Saturday, April 15, 2017

A Day For Holiness


"And it's like that long Saturday between your death and the rising day
When no one wrote a word, wondered is this the end
But you were down there in the well, saving those that fell
Bringing them to the mountain again."
 

- Caedmon's Call, "Valleys Fill First"


None of the four gospels, the books which tell the story of the life of Jesus in the Christian Bible, describe what happened the day between His crucifixion and His resurrection. I can only imagine how Jesus' followers, His close family and friends, His mother, felt and behaved on that long Saturday.  

These men and women had dedicated years (or more) and had left all they knew to learn from Jesus and stand with Him as He ushered in a radical new way of living.

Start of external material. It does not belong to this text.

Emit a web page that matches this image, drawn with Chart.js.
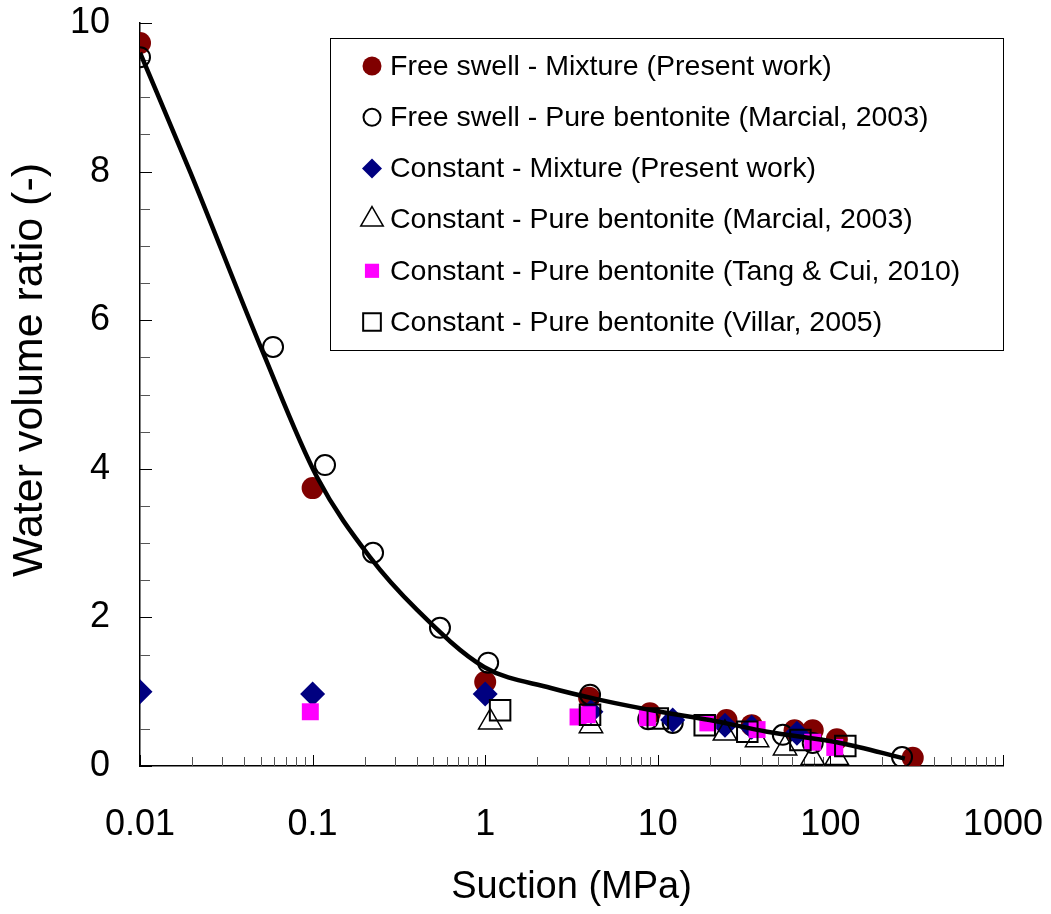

They sat together with the poor and infected, the prostitutes and tax collectors, the lowest in Israel and defended and tended to them.  They seemingly ignored the long standing laws to act out of love of God, not obedience to man.

And then, Jesus was gone.  

He had repeatedly promised them His death would not be the end, but they had missed the message (I'm sure I would have missed it, too).  On that long Saturday, I imagine they felt completely stripped of hope.  I imagine they felt completely surrounded by darkness again.  They thought the light they had been following had been extinguished. 

But what if they had known all along that Jesus' death was not an end, but another beginning?  What if they had known that death was just a part of life and while difficult, would be redeemed?  How would that have changed that long Saturday?

We spend most of our lives on a long Saturday, in the belly of the fish, if you will.  There are days, or seasons, when we experience death, whether literal or metaphoric.  Life is made up of little deaths, of suffering, of mistakes.  

But most of our days are spent living a long Saturday, in the middle ground. We are able to breathe (some days more than others) and daily detect something "more" moving in the world (some days more than others).  But we are not whole.  

However, if we remember the message Jesus' first friends missed, it won't be a lost Saturday.  The suffering we just endured, the mistakes we just made are not the end.  So stand strong.  Stand tall.  We are surrounded by "more."   We live in a valley and "valleys fill first."  

The egg cracks and cracks and cracks before the baby is born.  Jonah was spit back up upon the shore.  And Jesus lives, completely changing everything we thought we knew.  And we can live like He did.  We can "die" and rise again and again and again.  This is a long Saturday, but it is not the end.  Tomorrow is coming.  

We are not whole, but we are part of more.  We are holy.